I'd seen this movie before, but not for a long time. It was directed by the great David Lean (Lawrence of Arabia) and based on a Noel Coward play. I don't want to write a review, the plot appears quite simple and romantic, but instead write about the sort of reaction I had. It isn't so simple or romantic, and feels much more plausible than something like An Affair to Remember, Casablanca, or most romance films. It made me cry quite a bit, not just at the ending, and maybe only because my female hormones are raging or I've had some cough syrup, but it certainly did affect me and that's what I'll tell you about.

The plot concerns a 'brief encounter' between a housewife played by Celia Johnson and a married doctor played by Trevor Howard. You can imagine the ensuing doomed romance, but that isn't what moved me. The thing that struck me is something I already have always believed in, something that is a hard part of my personality to still grasp as an adult but which I still feel is so important. It's the idea that very violent, impractical emotions are not only for the very young or very bipolar, but something to be embraced and cherished, though they are often tinged with confusion or downright sadness at the time or in retrospect. I'm not saying we should all become wildly indulgent egotists or throw ourselves unabated into every little feeling that comes our way no matter the cost, but I think most adults lull themselves into believing it's possible to be safe from all emotional vulnerability if you're very judicious, even miserly with your emotional expenditures on people, on everything. People desperately need to believe that if every joy and sadness and every little annoyance and amusement in between is measured and practical, you can avoid life's pitfalls.
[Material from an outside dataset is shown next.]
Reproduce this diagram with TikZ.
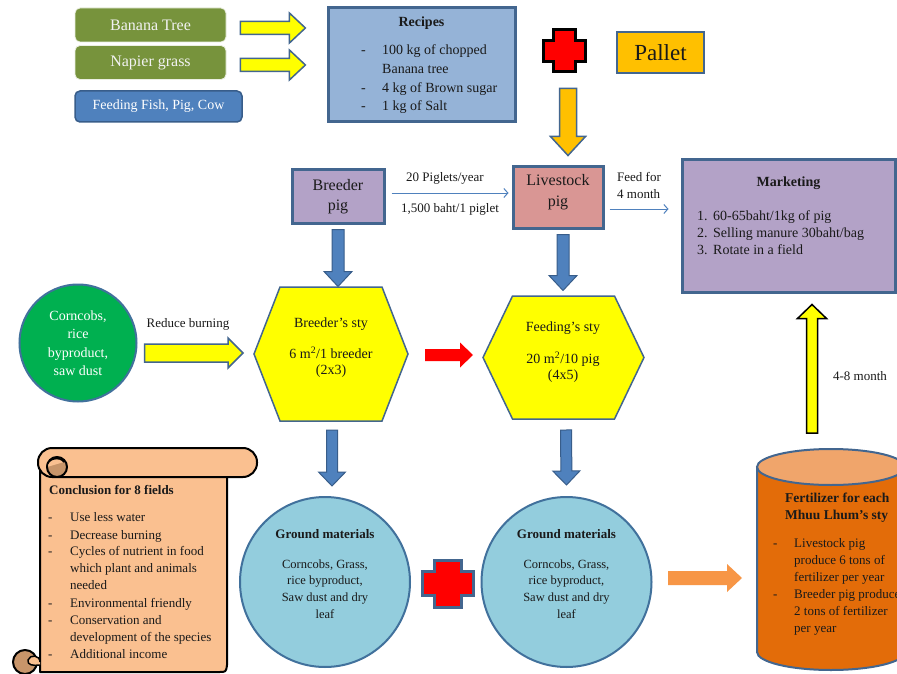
\documentclass[tikz,border=0pt]{standalone}
\usepackage{fontspec}
\setmainfont{Liberation Serif}
\usetikzlibrary{calc,arrows.meta}
\definecolor{cOlive}{HTML}{77933C}
\definecolor{cFblue}{HTML}{4F81BD}
\definecolor{cFblueD}{HTML}{385D8A}
\definecolor{cBord}{HTML}{43668F}
\definecolor{cRec}{HTML}{95B3D7}
\definecolor{cPurp}{HTML}{B3A2C7}
\definecolor{cPink}{HTML}{D99694}
\definecolor{cGold}{HTML}{FFC000}
\definecolor{cGreen}{HTML}{00B050}
\definecolor{cCircB}{HTML}{41719C}
\definecolor{cLtBlue}{HTML}{93CDDD}
\definecolor{cOrng}{HTML}{E36C09}
\definecolor{cOrngT}{HTML}{F0A56B}
\definecolor{cLOrng}{HTML}{F79646}
\definecolor{cScr}{HTML}{FAC090}
\definecolor{cScrD}{HTML}{C8956A}
\definecolor{cTxt}{HTML}{1A1A1A}
\definecolor{cYel}{HTML}{FFFF00}
\newcommand\fsz[2]{\fontsize{#1}{#2}\selectfont}
\newcommand\blockarrow[6][]{%
  \coordinate (ba-s) at (#2);
  \coordinate (ba-e) at (#3);
  \coordinate (ba-h) at ($(ba-e)!#6!(ba-s)$);
  \path[#1] ($(ba-s)!#4!90:(ba-e)$) -- ($(ba-h)!#4!-90:(ba-s)$) -- ($(ba-h)!#5!-90:(ba-s)$) -- (ba-e) -- ($(ba-h)!#5!90:(ba-s)$) -- ($(ba-h)!#4!90:(ba-s)$) -- ($(ba-s)!#4!-90:(ba-e)$) -- cycle;}
\newcommand\plusshape[6][]{%
  \begin{scope}[shift={(#2)}]
  \path[#1] (-#5,-#4) -- (#5,-#4) -- (#5,-#6) -- (#3,-#6) -- (#3,#6) -- (#5,#6) -- (#5,#4) -- (-#5,#4) -- (-#5,#6) -- (-#3,#6) -- (-#3,-#6) -- (-#5,-#6) -- cycle;
  \end{scope}}
\newcommand\hexshape[5][]{%
  \begin{scope}[shift={(#2)}]
  \path[#1] (-#3,0) -- (-#4,-#5) -- (#4,-#5) -- (#3,0) -- (#4,#5) -- (-#4,#5) -- cycle;
  \end{scope}}
\begin{document}
\begin{tikzpicture}[x=1pt,y=-1pt,
  t/.style={inner sep=0pt, text=cTxt, anchor=mid},
  tw/.style={inner sep=0pt, text=cTxt, anchor=mid west},
  gbox/.style={rectangle, rounded corners=5pt, fill=cOlive, draw=white!85!cOlive, line width=0.8pt, minimum width=151pt, minimum height=34pt, text=white!95!black, font=\fsz{16}{19}},
  fbox/.style={rectangle, rounded corners=5pt, fill=cFblue, draw=cFblueD, line width=1.5pt, minimum width=167pt, minimum height=31pt, text=white, font=\fsz{14}{17}},
  sqbox/.style={rectangle, draw=cBord, line width=3pt, inner sep=0pt, text=cTxt},
  yarrow/.style={fill=cYel, draw=cBord, line width=1.5pt, line join=miter},
  barrow/.style={fill=cFblue, draw=cFblueD, line width=1pt},
  thinarr/.style={draw=cFblue, line width=1pt, -{Straight Barb[length=4pt,width=9pt]}},
  hexst/.style={fill=cYel, draw=cBord, line width=1.5pt},
  gmcirc/.style={circle, fill=cLtBlue, draw=cCircB, line width=2pt, minimum size=170pt, inner sep=0pt},
  scrollst/.style={fill=cScr, draw=black, line width=2pt, line join=round}
]
\clip (0,0) rectangle (897,674);
\fill[white] (0,0) rectangle (897,674);

% top-left boxes
\node[gbox] (banana) at (150.5,25) {Banana Tree};
\node[gbox] (napier) at (150.5,62.5) {Napier grass};
\node[fbox] (feed) at (158.5,106.5) {Feeding Fish, Pig, Cow};

\coordinate (ya1s) at ($(banana.east)+(14,3)$);
\coordinate (ya1e) at ($(banana.east)+(79,3)$);
\coordinate (ya2s) at ($(napier.east)+(14,2.5)$);
\coordinate (ya2e) at ($(napier.east)+(79,2.5)$);
\blockarrow[yarrow]{ya1s}{ya1e}{6.5pt}{15pt}{16pt}
\blockarrow[yarrow]{ya2s}{ya2e}{6.5pt}{15pt}{16pt}

% recipes
\node[sqbox, fill=cRec, minimum width=187pt, minimum height=114pt] (recipes) at (421.5,65) {};
\node[t, font=\bfseries\fsz{14}{17}] (rectitle) at (421.5,24) {Recipes};
\node[tw, font=\fsz{14}{17}] (r1d) at (361,52) {-};
\node[tw, font=\fsz{14}{17}] (r1) at (382,52) {100 kg of chopped};
\node[tw, font=\fsz{14}{17}] (r1b) at (382,71) {Banana tree};
\node[tw, font=\fsz{14}{17}] (r2d) at (361,90) {-};
\node[tw, font=\fsz{14}{17}] (r2) at (382,90) {4 kg of Brown sugar};
\node[tw, font=\fsz{14}{17}] (r3d) at (361,108) {-};
\node[tw, font=\fsz{14}{17}] (r3) at (382,108) {1 kg of Salt};

% plus and pallet
\coordinate (plus1) at (564,51);
\plusshape[fill=red, draw=black, line width=3pt]{plus1}{21}{21}{11}{10.5}
\node[sqbox, fill=cGold, line width=2.5pt, minimum width=87pt, minimum height=41pt, font=\fsz{23}{26}] (pallet) at (660.5,52.5) {Pallet};

% pigs
\node[sqbox, fill=cPurp, minimum width=92pt, minimum height=53pt, align=center, font=\fsz{16}{20}] (bpig) at (338,196.5) {Breeder\\pig};
\node[sqbox, fill=cPink, minimum width=90pt, minimum height=61pt] (lpig) at (558,197.5) {};
\node[t, anchor=center, align=center, font=\fsz{16}{21}] (lpigt) at (558,192.5) {Livestock\\pig};

\coordinate (oas) at ($(lpig.north)+(10,-77)$);
\coordinate (oae) at ($(lpig.north)+(10,-10)$);
\blockarrow[fill=cGold, draw=cBord, line width=1.5pt]{oas}{oae}{8.5pt}{17.5pt}{19pt}

\draw[thinarr] ($(bpig.east)+(6,-3.5)$) -- ($(lpig.west)+(-3,-4.5)$);
\node[t, font=\fsz{13}{16}] (lab1) at (445,179) {20 Piglets/year};
\node[t, font=\fsz{13}{16}] (lab2) at (450,210) {1,500 baht/1 piglet};

% marketing
\node[sqbox, fill=cPurp, minimum width=213pt, minimum height=132pt] (market) at (788.5,226) {};
\draw[thinarr] ($(lpig.east)+(5,11.5)$) -- ($(market.west)+(-12,-17)$);
\node[tw, font=\fsz{13}{16}] (lab3) at (617,179) {Feed for};
\node[tw, font=\fsz{13}{16}] (lab4) at (617,196) {4 month};
\node[t, font=\bfseries\fsz{14}{17}] (mtitle) at (788.5,184) {Marketing};
\node[tw, font=\fsz{14}{17}] (m1n) at (697,218) {1.};
\node[tw, font=\fsz{14}{17}] (m1) at (713,218) {60-65baht/1kg of pig};
\node[tw, font=\fsz{14}{17}] (m2n) at (697,235) {2.};
\node[tw, font=\fsz{14}{17}] (m2) at (713,235) {Selling manure 30baht/bag};
\node[tw, font=\fsz{14}{17}] (m3n) at (697,252) {3.};
\node[tw, font=\fsz{14}{17}] (m3) at (713,252) {Rotate in a field};

% green circle
\node[circle, fill=cGreen, draw=cCircB, line width=2pt, minimum size=117pt, inner sep=0pt, text=white, align=center, font=\fsz{14}{18.5}] (corn) at (78,343) {Corncobs,\\rice\\byproduct,\\saw dust};
\node[t, font=\fsz{13}{16}] (redburn) at (188,325) {Reduce burning};

% hexagons
\coordinate (hex1) at (331,354);
\coordinate (hex2) at (563.5,357.5);
\hexshape[hexst]{hex1}{77}{51}{67}
\hexshape[hexst]{hex2}{80.5}{51}{61.5}
\node[t, font=\fsz{14}{17}] (h1a) at (331,325) {Breeder’s sty};
\node[t, font=\fsz{14}{17}] (h1b) at (331,356) {6 m\textsuperscript{2}/1 breeder};
\node[t, font=\fsz{14}{17}] (h1c) at (331,372) {(2x3)};
\node[t, font=\fsz{14}{17}] (h2a) at (563,329) {Feeding’s sty};
\node[t, font=\fsz{14}{17}] (h2b) at (563,361) {20 m\textsuperscript{2}/10 pig};
\node[t, font=\fsz{14}{17}] (h2c) at (563,377) {(4x5)};

\coordinate (ya3s) at ($(corn.east)+(7,10)$);
\coordinate (ya3e) at ($(hex1)+(-88,-1)$);
\blockarrow[yarrow]{ya3s}{ya3e}{9pt}{15pt}{15pt}

\coordinate (ras) at ($(hex1)+(94,1)$);
\coordinate (rae) at ($(hex2)+(-90.5,-2.5)$);
\blockarrow[fill=red]{ras}{rae}{6pt}{12.5pt}{13pt}

\coordinate (b1s) at ($(bpig.south)+(0,5)$);
\coordinate (b1e) at ($(bpig.south)+(0,62)$);
\blockarrow[barrow]{b1s}{b1e}{6pt}{14pt}{15pt}
\coordinate (b2s) at ($(lpig.south)+(5,5)$);
\coordinate (b2e) at ($(lpig.south)+(5,61)$);
\blockarrow[barrow]{b2s}{b2e}{6pt}{14pt}{15pt}

% ground materials
\node[gmcirc] (gm1) at (325,582) {};
\node[gmcirc] (gm2) at (566.5,582) {};
\coordinate (b3s) at ($(hex1)+(1,76)$);
\coordinate (b3e) at ($(gm1.north)+(7,-10)$);
\blockarrow[barrow]{b3s}{b3e}{5.5pt}{13.5pt}{14pt}
\coordinate (b4s) at ($(hex2)+(2.5,72.5)$);
\coordinate (b4e) at ($(gm2.north)+(0,-11)$);
\blockarrow[barrow]{b4s}{b4e}{5.5pt}{13.5pt}{14pt}
\node[t, font=\bfseries\fsz{13}{16}] (g1t) at (325,536) {Ground materials};
\node[t, anchor=center, align=center, font=\fsz{12.5}{16.8}] (g1b) at (325,589) {Corncobs, Grass,\\rice byproduct,\\Saw dust and dry\\leaf};
\node[t, font=\bfseries\fsz{13}{16}] (g2t) at (566.5,536) {Ground materials};
\node[t, anchor=center, align=center, font=\fsz{12.5}{16.8}] (g2b) at (566.5,589) {Corncobs, Grass,\\rice byproduct,\\Saw dust and dry\\leaf};
\coordinate (plus2) at (447.5,583.5);
\plusshape[fill=red, draw=cBord, line width=3pt]{plus2}{25.5}{23.5}{13.5}{12}

\coordinate (oa2s) at ($(gm2.east)+(15.5,-4)$);
\coordinate (oa2e) at ($(gm2.east)+(89.5,-4)$);
\blockarrow[fill=cLOrng]{oa2s}{oa2e}{7pt}{14pt}{15pt}

% cylinder
\coordinate (cyl) at (831,467);
\path[fill=cOrng, draw=cBord, line width=2pt] (757,467) -- (757,652) arc[start angle=180, end angle=360, x radius=74pt, y radius=18pt] -- (905,467) -- cycle;
\draw[fill=cOrngT, draw=cBord, line width=2pt] (cyl) ellipse [x radius=74pt, y radius=18pt];
\node[tw, font=\bfseries\fsz{13.5}{16}] (c1) at (785,500) {Fertilizer for each};
\node[tw, font=\bfseries\fsz{13.5}{16}] (c2) at (785,517) {Mhuu Lhum’s sty};
\node[tw, font=\fsz{13}{16}] (c3d) at (773,545) {-};
\node[tw, font=\fsz{13}{16}] (c3) at (794,545) {Livestock pig};
\node[tw, font=\fsz{13}{16}] (c4) at (794,562) {produce 6 tons of};
\node[tw, font=\fsz{13}{16}] (c5) at (794,579) {fertilizer per year};
\node[tw, font=\fsz{13}{16}] (c6d) at (773,596) {-};
\node[tw, font=\fsz{13}{16}] (c6) at (794,596) {Breeder pig produce};
\node[tw, font=\fsz{13}{16}] (c7) at (794,613) {2 tons of fertilizer};
\node[tw, font=\fsz{13}{16}] (c8) at (794,630) {per year};

\coordinate (yus) at (812,433);
\coordinate (yue) at ($(market.south)+(23.5,11)$);
\blockarrow[fill=cYel, draw=black, line width=1.5pt]{yus}{yue}{5.5pt}{14.5pt}{14pt}
\node[t, font=\fsz{13}{16}] (m48) at (860,378) {4-8 month};

% scroll
\draw[scrollst, fill=cScrD] (25,662) circle (12pt);
\draw[scrollst] (40,470) -- (40,672) -- (219,672) .. controls (226,672) .. (227,665) -- (227,470) -- cycle;
\draw[scrollst, line width=1.5pt] (40,662) .. controls (40,655) and (30,654) .. (28,660) .. controls (27,665) and (33,666) .. (40,665);
\draw[scrollst, rounded corners=14pt] (38,448) rectangle (257,477);
\draw[scrollst, fill=cScrD] (57,467) circle (10pt);
\draw[scrollst, line width=1.5pt] (47,467) .. controls (47,458) and (60,456) .. (64,462);
\node[tw, font=\bfseries\fsz{13}{16}] (sct) at (49,492) {Conclusion for 8 fields};
\node[tw, font=\fsz{13}{16}] (s1d) at (48,519) {-};
\node[tw, font=\fsz{13}{16}] (s1) at (70,519) {Use less water};
\node[tw, font=\fsz{13}{16}] (s2d) at (48,537) {-};
\node[tw, font=\fsz{13}{16}] (s2) at (70,537) {Decrease burning};
\node[tw, font=\fsz{13}{16}] (s3d) at (48,553) {-};
\node[tw, font=\fsz{13}{16}] (s3) at (70,553) {Cycles of nutrient in food};
\node[tw, font=\fsz{13}{16}] (s3b) at (70,570) {which plant and animals};
\node[tw, font=\fsz{13}{16}] (s3c) at (70,587) {needed};
\node[tw, font=\fsz{13}{16}] (s4d) at (48,605) {-};
\node[tw, font=\fsz{13}{16}] (s4) at (70,605) {Environmental friendly};
\node[tw, font=\fsz{13}{16}] (s5d) at (48,622) {-};
\node[tw, font=\fsz{13}{16}] (s5) at (70,622) {Conservation and};
\node[tw, font=\fsz{13}{16}] (s5b) at (70,639) {development of the species};
\node[tw, font=\fsz{13}{16}] (s6d) at (48,656) {-};
\node[tw, font=\fsz{13}{16}] (s6) at (70,656) {Additional income};
\end{tikzpicture}
\end{document}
It isn't true, and it never will be, no matter how you hide. There will always be deaths, money will be lost, possessions will break, and people will stop loving you abruptly. And it will happen over and over until you die yourself. The wonderful thing is realizing it, accepting it, and embracing opportunities to feel, to be human, to give over to yourself whenever possible.

Someone once told me that he thought no one wants to be vulnerable, no one wants to expose themselves to the possibility of pain or humiliation, that it's a horrible thing, but I could never express to you here in words how i absolutely yearn for it. How else can we ever hope to open ourselves to the possibility of joy without taking chances that could make us confused or unhappy instead? When there are opportunities for an excess of emotion, we should take them whenever we can no matter if things might not turn out the way we envision. The point is not the opening of ourselves to havoc, not the giving over to another person's whims, but giving over to ourselves, giving over to something that's true and basic inside us, something essential. I do not have a practical bone in my body and perhaps that makes it easier for me to see the advantages to the impracticality of feelings things deeply, maybe it's just because I am so horribly sensitive and I have to fight with myself not to feel things too much on a regular basis. I don't know. But I will tell you I wish I knew more people whose greatest desire was to let go of their careful selves and share these distasteful excesses of emotion with like-minded people. I do wish.